### What you will do
Search the material for the string "with", then return every line where it is found.

>> begin Provided entries

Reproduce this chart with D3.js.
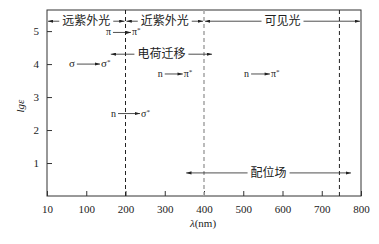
<!DOCTYPE html>
<html>
<head>
<meta charset="utf-8">
<script src="https://cdn.jsdelivr.net/npm/d3@7"></script>
<style>
  body { margin: 0; background: #fff; }
  text { font-family: "Liberation Serif", "DejaVu Serif", serif; fill: #222; }
  .cjk { font-family: "Noto Sans CJK SC", sans-serif; }
</style>
</head>
<body>
<div id="chart"></div>
<script>
// x tick values (0 is labelled "10" in the original figure)
var xTicks = [0, 100, 200, 300, 400, 500, 600, 700, 800];
var xTickLabels = ["10", "100", "200", "300", "400", "500", "600", "700", "800"];
var yTicks = [1, 2, 3, 4, 5];

// vertical dashed boundaries
var boundaries = [200, 400, 745];
var boundaryColors = ["#222", "#aaa", "#222"];

// range bands: label, from, to, lg value
var bandNames = ["远紫外光", "近紫外光", "可见光", "电荷迁移", "配位场"];
var bandFrom = [0, 200, 400, 160, 352];
var bandTo = [200, 400, 800, 423, 777];
var bandY = [5.3, 5.3, 5.3, 4.3, 0.7];

// transitions: from-orbital, to-orbital, arrow start, arrow end, lg value
var transFrom = ["π", "σ", "n", "n", "n"];
var transTo = ["π*", "σ*", "π*", "π*", "σ*"];
var transX1 = [168, 76, 300, 520, 181];
var transX2 = [214, 135, 346, 568, 237];
var transY = [4.96, 4.0, 3.7, 3.7, 2.5];

var width = 379, height = 244;
var svg = d3.select("#chart").append("svg")
    .attr("width", width)
    .attr("height", height);

var x = d3.scaleLinear().domain([0, 800]).range([47, 361]);
var y = d3.scaleLinear().domain([0, 5.64]).range([196, 10]);

// arrow marker
var defs = svg.append("defs");
defs.append("marker")
    .attr("id", "ah")
    .attr("viewBox", "0 0 10 6")
    .attr("refX", 10).attr("refY", 3)
    .attr("markerWidth", 7).attr("markerHeight", 4)
    .attr("orient", "auto")
    .append("path")
    .attr("d", "M0,0 L10,3 L0,6 Z")
    .attr("fill", "#222");

// frame
svg.append("rect")
    .attr("x", x(0)).attr("y", y(5.64))
    .attr("width", x(800) - x(0))
    .attr("height", y(0) - y(5.64))
    .attr("fill", "none")
    .attr("stroke", "#333")
    .attr("stroke-width", 1);

// bottom axis, ticks pointing inward
var xAxis = svg.append("g")
    .attr("transform", "translate(0," + y(0) + ")")
    .call(d3.axisBottom(x).tickValues(xTicks)
        .tickSizeInner(-5).tickSizeOuter(0)
        .tickPadding(9)
        .tickFormat(function (d, i) { return xTickLabels[i]; }));
xAxis.select(".domain").remove();
xAxis.selectAll("line").attr("stroke", "#333");
xAxis.selectAll("text").style("font-size", "11px")
    .style("font-family", "Liberation Serif").attr("fill", "#222");

// left axis
var yAxis = svg.append("g")
    .attr("transform", "translate(" + x(0) + ",0)")
    .call(d3.axisLeft(y).tickValues(yTicks)
        .tickSizeInner(-5).tickSizeOuter(0)
        .tickPadding(8)
        .tickFormat(d3.format("d")));
yAxis.select(".domain").remove();
yAxis.selectAll("line").attr("stroke", "#333");
yAxis.selectAll("text").style("font-size", "11px")
    .style("font-family", "Liberation Serif").attr("fill", "#222");

// axis labels
svg.append("text")
    .attr("transform", "translate(24,106) rotate(-90)")
    .attr("text-anchor", "middle")
    .style("font-size", "11px")
    .style("font-style", "italic")
    .text("lgε");

var xl = svg.append("text")
    .attr("x", 203).attr("y", 227)
    .attr("text-anchor", "middle")
    .style("font-size", "11px");
xl.append("tspan").style("font-style", "italic").text("λ");
xl.append("tspan").text("(nm)");

// dashed boundaries
svg.selectAll(".bound")
    .data(boundaries)
    .enter().append("line")
    .attr("class", "bound")
    .attr("x1", function (d) { return x(d); })
    .attr("x2", function (d) { return x(d); })
    .attr("y1", y(5.64)).attr("y2", y(0))
    .attr("stroke", function (d, i) { return boundaryColors[i]; })
    .attr("stroke-width", function (d, i) { return i == 1 ? 1.6 : 1; })
    .attr("stroke-dasharray", "4,3");

// range bands: arrow - text - arrow
var bandFont = 12;
bandNames.forEach(function (name, i) {
    var x1 = x(bandFrom[i]) + 1, x2 = x(bandTo[i]) - 1;
    var cy = y(bandY[i]);
    var tw = name.length * bandFont;
    var cx = (x1 + x2) / 2;
    var gap = 3;
    svg.append("line")
        .attr("x1", cx - tw / 2 - gap).attr("y1", cy)
        .attr("x2", x1).attr("y2", cy)
        .attr("stroke", "#222").attr("stroke-width", 0.8)
        .attr("marker-end", "url(#ah)");
    svg.append("line")
        .attr("x1", cx + tw / 2 + gap).attr("y1", cy)
        .attr("x2", x2).attr("y2", cy)
        .attr("stroke", "#222").attr("stroke-width", 0.8)
        .attr("marker-end", "url(#ah)");
    svg.append("text")
        .attr("class", "cjk")
        .attr("x", cx).attr("y", cy + 4)
        .attr("text-anchor", "middle")
        .style("font-size", bandFont + "px")
        .text(name);
});

// transitions
transFrom.forEach(function (f, i) {
    var cy = y(transY[i]);
    var big = (f == "σ");
    svg.append("line")
        .attr("x1", x(transX1[i])).attr("y1", cy)
        .attr("x2", x(transX2[i])).attr("y2", cy)
        .attr("stroke", "#222").attr("stroke-width", 0.8)
        .attr("marker-end", "url(#ah)");
    svg.append("text")
        .attr("x", x(transX1[i]) - 2).attr("y", cy + 3)
        .attr("text-anchor", "end")
        .style("font-size", big ? "11px" : "10px")
        .text(f);
    var t = svg.append("text")
        .attr("x", x(transX2[i]) + 1).attr("y", cy + 3)
        .style("font-size", big ? "11px" : "10px");
    t.append("tspan").text(transTo[i].charAt(0));
    t.append("tspan").attr("dy", -3).style("font-size", "7px").text("*");
});
</script>
</body>
</html>
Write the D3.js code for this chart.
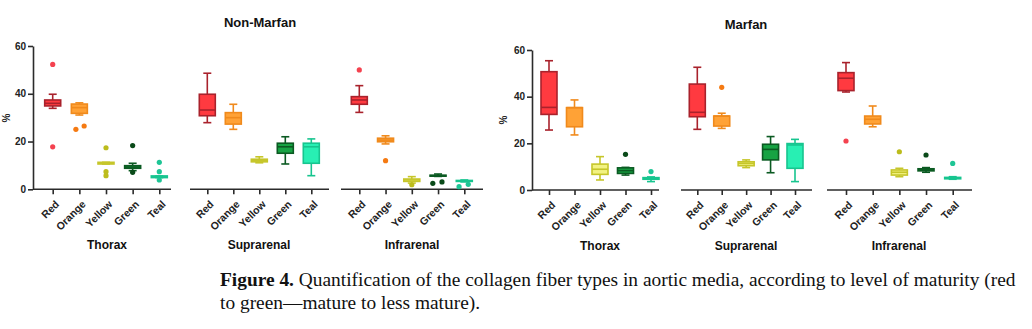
<!DOCTYPE html>
<html>
<head>
<meta charset="utf-8">
<script src="https://cdn.jsdelivr.net/npm/d3@7"></script>
<style>
  html, body { margin: 0; padding: 0; background: #fff; }
  svg { display: block; }
</style>
</head>
<body>
<svg id="chart" width="1032" height="329"></svg>
<script>
// ---------------- DATA ----------------
const categories = ["Red", "Orange", "Yellow", "Green", "Teal"];
const regions = ["Thorax", "Suprarenal", "Infrarenal"];
const groups = ["Non-Marfan", "Marfan"];
const yTicks = [0, 20, 40, 60];
const yLabel = "%";

// box stats per category: [min, q1, median, q3, max]
const nonMarfanThorax = [[33.9, 34.9, 36.0, 37.4, 39.8], [31.1, 31.8, 34.2, 35.7, 36.2], [10.6, 10.6, 10.9, 11.3, 11.3], [7.8, 8.8, 9.3, 9.9, 10.9], [4.9, 4.9, 5.2, 5.6, 5.6]];
const nonMarfanSuprarenal = [[27.9, 30.8, 33.2, 39.8, 48.6], [25.1, 27.3, 30.0, 32.1, 35.6], [11.1, 11.5, 12.1, 12.6, 13.6], [10.6, 15.1, 17.8, 19.3, 22.0], [5.7, 10.9, 17.8, 19.3, 21.1]];
const nonMarfanInfrarenal = [[32.2, 35.6, 37.4, 38.8, 43.4], [19.0, 19.9, 20.6, 21.4, 22.4], [2.6, 3.3, 3.9, 4.3, 5.3], [5.4, 5.5, 5.7, 5.9, 6.4], [3.1, 3.3, 3.5, 3.7, 3.9]];
const marfanThorax = [[25.7, 32.4, 35.4, 50.7, 55.4], [23.6, 27.1, 35.3, 35.3, 38.6], [4.3, 6.7, 8.9, 11.1, 14.3], [6.4, 7.1, 8.3, 9.5, 9.7], [3.6, 4.6, 5.0, 5.3, 5.6]];
const marfanSuprarenal = [[26.0, 31.4, 33.3, 45.4, 52.6], [26.4, 27.4, 31.7, 31.7, 32.9], [9.6, 10.4, 11.4, 12.1, 12.9], [7.4, 12.9, 17.4, 19.6, 22.9], [3.6, 9.3, 19.3, 19.9, 21.7]];
const marfanInfrarenal = [[42.0, 42.6, 47.9, 50.3, 54.6], [27.1, 28.3, 30.3, 31.7, 36.0], [5.7, 6.4, 7.6, 8.6, 9.3], [7.6, 8.2, 8.6, 9.1, 9.6], [4.6, 4.8, 5.1, 5.4, 5.7]];

// outliers per category: [value, jitter (fraction of category spacing)]
const nonMarfanThoraxOut = [[[52.3, 0], [17.8, 0]], [[25.1, -0.13], [26.5, 0.18]], [[17.4, 0], [7.4, 0], [5.7, 0]], [[18.3, 0], [7.1, 0]], [[11.3, 0], [7.4, 0], [3.9, 0]]];
const nonMarfanSuprarenalOut = [[], [], [], [], []];
const nonMarfanInfrarenalOut = [[[50.0, 0]], [[12.0, 0]], [[1.9, 0]], [[2.5, -0.2], [3.1, 0.15]], [[1.1, -0.2], [2.1, 0.15]]];
const marfanThoraxOut = [[], [], [], [[15.3, 0]], [[7.9, 0]]];
const marfanSuprarenalOut = [[], [[44.0, 0]], [], [], []];
const marfanInfrarenalOut = [[[21.0, 0]], [], [[16.4, 0]], [[15.0, 0]], [[11.4, 0]]];

const captionBold = "Figure 4.";
const captionLine1 = " Quantification of the collagen fiber types in aortic media, according to level of maturity (red";
const captionLine2 = "to green\u2014mature to less mature).";

// ---------------- STYLE / LAYOUT ----------------
const fills   = ["#ff3a40", "#ffa236", "#f2f282", "#17a343", "#28efb3"];
const strokes = ["#a9222c", "#f08a1c", "#c6c62a", "#0b5a22", "#17c58f"];
const dots    = ["#f4424f", "#f57a12", "#bcbc1c", "#0a4a19", "#1ec595"];

const statsByGroup = [[nonMarfanThorax, nonMarfanSuprarenal, nonMarfanInfrarenal], [marfanThorax, marfanSuprarenal, marfanInfrarenal]];
const outByGroup = [[nonMarfanThoraxOut, nonMarfanSuprarenalOut, nonMarfanInfrarenalOut], [marfanThoraxOut, marfanSuprarenalOut, marfanInfrarenalOut]];

const panels = [
  { axisX: 33, yRange: [189.3, 46], titleX: 260, titleY: 27, labelX: 10, labelY: 118,
    segs: [{ l0: 33, l1: 171, p0: 52.7, p1: 159.3, lx: 107 }, { l0: 190, l1: 329, p0: 207.3, p1: 311.3, lx: 259 }, { l0: 341, l1: 483, p0: 359.3, p1: 464.3, lx: 412 }] },
  { axisX: 532, yRange: [190, 50], titleX: 746, titleY: 29, labelX: 507, labelY: 120,
    segs: [{ l0: 532, l1: 659, p0: 549, p1: 651, lx: 600 }, { l0: 681, l1: 812, p0: 697.3, p1: 795, lx: 746 }, { l0: 827, l1: 972, p0: 846, p1: 952.7, lx: 899 }] }
];

const svg = d3.select("#chart");
const font = "'Liberation Sans', Arial, sans-serif";
const axisColor = "#2b2b2b";
const boxW = 16, capW = 8;

panels.forEach((p, gi) => {
  const y = d3.scaleLinear().domain([0, 60]).range(p.yRange);
  const g = svg.append("g");
  const baseY = y(0);

  // y axis
  const yAxis = g.append("g").attr("transform", `translate(${p.axisX},0)`)
    .call(d3.axisLeft(y).tickValues(yTicks).tickSize(5).tickSizeOuter(0).tickPadding(2));
  yAxis.select(".domain").attr("stroke", axisColor).attr("stroke-width", 1.6);
  yAxis.selectAll(".tick line").attr("stroke", axisColor).attr("stroke-width", 1.6);
  yAxis.selectAll(".tick text").attr("font-family", font).attr("font-weight", "bold")
    .attr("font-size", 10).attr("fill", "#222");

  // y label
  g.append("text").attr("transform", `translate(${p.labelX},${p.labelY}) rotate(-90)`)
    .attr("text-anchor", "middle").attr("font-family", font).attr("font-weight", "bold")
    .attr("font-size", 10).attr("fill", "#222").text(yLabel);

  // title
  g.append("text").attr("x", p.titleX).attr("y", p.titleY).attr("text-anchor", "middle")
    .attr("font-family", font).attr("font-weight", "bold").attr("font-size", 13)
    .attr("fill", "#111").text(groups[gi]);

  p.segs.forEach((s, ri) => {
    const x = d3.scalePoint().domain(categories).range([s.p0, s.p1]);
    const step = x.step();
    // axis line
    g.append("line").attr("x1", s.l0).attr("x2", s.l1).attr("y1", baseY).attr("y2", baseY)
      .attr("stroke", axisColor).attr("stroke-width", 1.6);
    const xAxis = g.append("g").attr("transform", `translate(0,${baseY})`)
      .call(d3.axisBottom(x).tickSize(5).tickSizeOuter(0));
    xAxis.select(".domain").remove();
    xAxis.selectAll(".tick line").attr("stroke", axisColor).attr("stroke-width", 1.6);
    xAxis.selectAll(".tick text")
      .attr("font-family", font).attr("font-weight", "bold").attr("font-size", 10.5).attr("fill", "#222")
      .attr("text-anchor", "end").attr("dy", "0.35em").attr("y", 0)
      .attr("transform", "translate(4,13) rotate(-45)");

    // region label
    g.append("text").attr("x", s.lx).attr("y", baseY + 60).attr("text-anchor", "middle")
      .attr("font-family", font).attr("font-weight", "bold").attr("font-size", 12)
      .attr("fill", "#111").text(regions[ri]);

    const stats = statsByGroup[gi][ri];
    const outs = outByGroup[gi][ri];
    categories.forEach((c, ci) => {
      const [mn, q1, md, q3, mx] = stats[ci];
      const cx = x(c);
      const bg = g.append("g");
      const st = strokes[ci];
      // whiskers
      bg.append("line").attr("x1", cx).attr("x2", cx).attr("y1", y(mx)).attr("y2", y(q3)).attr("stroke", st).attr("stroke-width", 1.6);
      bg.append("line").attr("x1", cx).attr("x2", cx).attr("y1", y(q1)).attr("y2", y(mn)).attr("stroke", st).attr("stroke-width", 1.6);
      bg.append("line").attr("x1", cx - capW / 2).attr("x2", cx + capW / 2).attr("y1", y(mx)).attr("y2", y(mx)).attr("stroke", st).attr("stroke-width", 1.6);
      bg.append("line").attr("x1", cx - capW / 2).attr("x2", cx + capW / 2).attr("y1", y(mn)).attr("y2", y(mn)).attr("stroke", st).attr("stroke-width", 1.6);
      // box
      bg.append("rect").attr("x", cx - boxW / 2).attr("width", boxW)
        .attr("y", y(q3)).attr("height", Math.max(y(q1) - y(q3), 0.5))
        .attr("fill", fills[ci]).attr("stroke", st).attr("stroke-width", 1.6);
      // median
      bg.append("line").attr("x1", cx - boxW / 2).attr("x2", cx + boxW / 2).attr("y1", y(md)).attr("y2", y(md))
        .attr("stroke", st).attr("stroke-width", 1.6);
      // outliers
      outs[ci].forEach(([v, j]) => {
        bg.append("circle").attr("cx", cx + j * step).attr("cy", y(v)).attr("r", 2.6).attr("fill", dots[ci]);
      });
    });
  });
});

// caption
const serif = "'Liberation Serif', 'Times New Roman', serif";
const cap1 = svg.append("text").attr("x", 220).attr("y", 286).attr("font-family", serif).attr("font-size", 16).attr("fill", "#111");
cap1.append("tspan").attr("font-weight", "bold").text(captionBold);
cap1.append("tspan").text(captionLine1);
const cap2 = svg.append("text").attr("x", 220).attr("y", 309).attr("font-family", serif).attr("font-size", 16).attr("fill", "#111").text(captionLine2);
// fit caption line width to reference (~796px)
const w = cap1.node().getComputedTextLength();
const fs = 16 * 796 / w;
cap1.attr("font-size", fs);
cap2.attr("font-size", fs);
</script>
</body>
</html>
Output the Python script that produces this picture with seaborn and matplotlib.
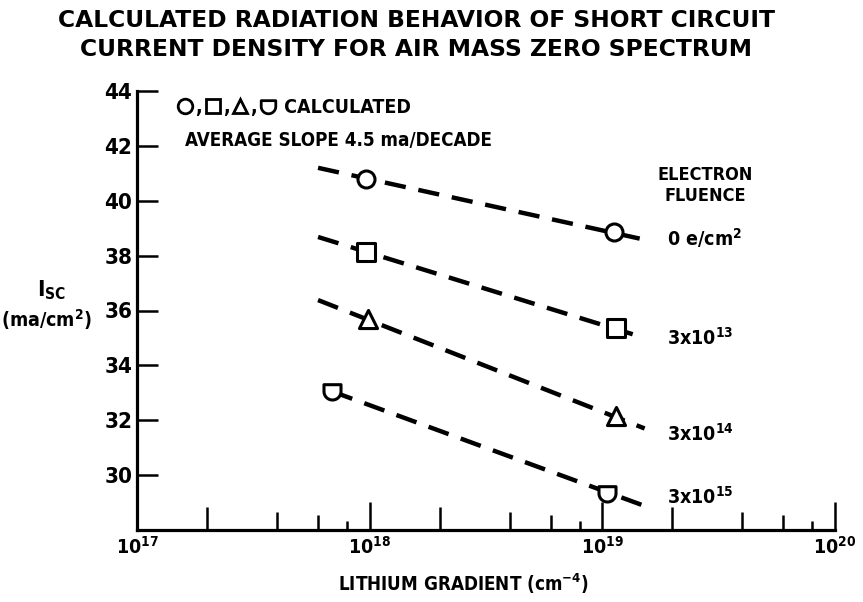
import numpy as np
import pandas as pd
import matplotlib
matplotlib.use("Agg")
import matplotlib.pyplot as plt
import seaborn as sns
from matplotlib import font_manager
from matplotlib.path import Path
from matplotlib.lines import Line2D
from matplotlib.ticker import FixedLocator, NullFormatter

# values
fluence_labels = ["0 e/cm$^2$", "3x10$^{13}$", "3x10$^{14}$", "3x10$^{15}$"]
marker_x = [[9.6e17, 1.12e19], [9.6e17, 1.15e19], [9.8e17, 1.15e19], [6.9e17, 1.05e19]]
marker_y = [[40.8, 38.85], [38.15, 35.35], [35.7, 32.15], [33.05, 29.35]]
line_x = [[6.0e17, 1.52e19], [6.0e17, 1.52e19], [6.0e17, 1.52e19], [6.9e17, 1.55e19]]
line_y = [[41.2, 38.58], [38.68, 35.0], [36.38, 31.7], [33.05, 28.85]]
label_y = [38.65, 35.0, 31.5, 29.2]
yticks = [30, 32, 34, 36, 38, 40, 42, 44]
xmajor = [1e17, 1e18, 1e19, 1e20]
xlabels = ["10$^{17}$", "10$^{18}$", "10$^{19}$", "10$^{20}$"]

# shield shaped marker (flat top, round bottom)
t = np.linspace(0, -np.pi, 24)
shield_verts = [(-1, 0.8), (1, 0.8)] + list(zip(np.cos(t), np.sin(t))) + [(-1, 0.8)]
shield = Path(shield_verts, closed=True)
markers = ["o", "s", "^", shield]

# pick a narrow font if one is around
fonts = font_manager.fontManager.ttflist
names = {f.name for f in fonts}
stretch = "normal"
if "Liberation Sans Narrow" in names:
    narrow = "Liberation Sans Narrow"
elif any(f.name == "DejaVu Sans" and f.stretch == "condensed" for f in fonts):
    narrow, stretch = "DejaVu Sans", "condensed"
else:
    narrow = "Roboto"

sns.set_style("ticks")
plt.rcParams["font.family"] = [narrow, "DejaVu Sans"]
plt.rcParams["font.stretch"] = stretch
plt.rcParams["font.weight"] = "bold"
plt.rcParams["axes.labelweight"] = "bold"
plt.rcParams["mathtext.fontset"] = "custom"
plt.rcParams["mathtext.rm"] = narrow + ":bold"
plt.rcParams["mathtext.default"] = "rm"
for k in ["text.color", "axes.labelcolor", "xtick.color", "ytick.color", "axes.edgecolor"]:
    plt.rcParams[k] = "black"

fig = plt.figure(figsize=(8.63, 6.02), dpi=100)
ax = fig.add_axes([137 / 863, 1 - 530 / 602, 698 / 863, (530 - 91) / 602])

for i in range(4):
    df_line = pd.DataFrame({"x": line_x[i], "y": line_y[i]})
    sns.lineplot(data=df_line, x="x", y="y", ax=ax, color="black", lw=3.2,
                 linestyle=(0, (4.8, 2.9)), sort=False, estimator=None)
    df_pts = pd.DataFrame({"x": marker_x[i], "y": marker_y[i]})
    sns.scatterplot(data=df_pts, x="x", y="y", ax=ax, marker=markers[i],
                    s=150 if i != 2 else 170, facecolor="white", edgecolor="black",
                    linewidth=2.2, zorder=5)
    ax.text(1.9e19, label_y[i], fluence_labels[i], fontsize=14,
            ha="left", va="center")

ax.text(2.77e19, 40.55, "ELECTRON\nFLUENCE", fontsize=13,
        ha="center", va="center", linespacing=1.25)

ax.set_xscale("log")
ax.set_xlim(1e17, 1e20)
ax.set_ylim(28, 44)
sns.despine(ax=ax)
for s in ["left", "bottom"]:
    ax.spines[s].set_linewidth(2.3)

ax.set_yticks(yticks)
ax.set_yticklabels([str(v) for v in yticks])
ax.tick_params(axis="y", left=True, direction="in", length=15, width=1.8, pad=3.5,
               labelsize=16)
ax.set_xticks(xmajor)
ax.set_xticklabels(xlabels)
ax.xaxis.set_minor_locator(FixedLocator([2e17, 2e18, 2e19]))
ax.xaxis.set_minor_formatter(NullFormatter())
ax.tick_params(axis="x", which="major", bottom=True, direction="in", length=20,
               width=1.8, pad=4, labelsize=14)
ax.tick_params(axis="x", which="minor", bottom=True, direction="in", length=16.5,
               width=1.8)

# shorter graph paper ticks at 4, 6, 8 per decade
for mult, ln in [(4, 13), (6, 10.5), (8, 6.5)]:
    sec = ax.secondary_xaxis(0)
    sec.set_xticks([mult * 10.0 ** k for k in (17, 18, 19)])
    sec.xaxis.set_minor_locator(FixedLocator([]))
    sec.set_xticklabels([])
    sec.tick_params(direction="in", length=ln, width=1.8)
    sec.spines["bottom"].set_visible(False)

ax.set_xlabel("LITHIUM GRADIENT (cm$^{-4}$)", fontsize=13.5)
ax.xaxis.set_label_coords(0.468, -0.095)
ax.set_ylabel("")
fig.text(52 / 863, 1 - 290 / 602, "I$_{SC}$", fontsize=16, ha="center", va="center")
fig.text(47 / 863, 1 - 320 / 602, "(ma/cm$^2$)", fontsize=14, ha="center", va="center")

fig.text(416 / 863, 1 - 35 / 602,
         "CALCULATED RADIATION BEHAVIOR OF SHORT CIRCUIT\nCURRENT DENSITY FOR AIR MASS ZERO SPECTRUM",
         family="DejaVu Sans", stretch="normal", fontsize=16.8, ha="center", va="center",
         linespacing=1.3)

handles = [Line2D([], [], ls="none", marker=m, markersize=10.5, mfc="white",
                  mec="black", mew=2) for m in markers]
fig.legend(handles, [",", ",", ",", " CALCULATED"], ncol=4, frameon=False,
           loc="upper left", bbox_to_anchor=(177 / 863, 1 - 98 / 602),
           handlelength=0.85, handletextpad=0.1, columnspacing=0.12,
           borderpad=0, borderaxespad=0, prop={"size": 14, "weight": "bold"})
fig.text(185 / 863, 1 - 140 / 602, "AVERAGE SLOPE 4.5 ma/DECADE", fontsize=13.5,
         ha="left", va="center")

fig.savefig("out.png", dpi=100)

>> end Provided entries

### Exercise result
Reproduce this chart with D3.js.
Output the Python script that produces this picture with seaborn and matplotlib.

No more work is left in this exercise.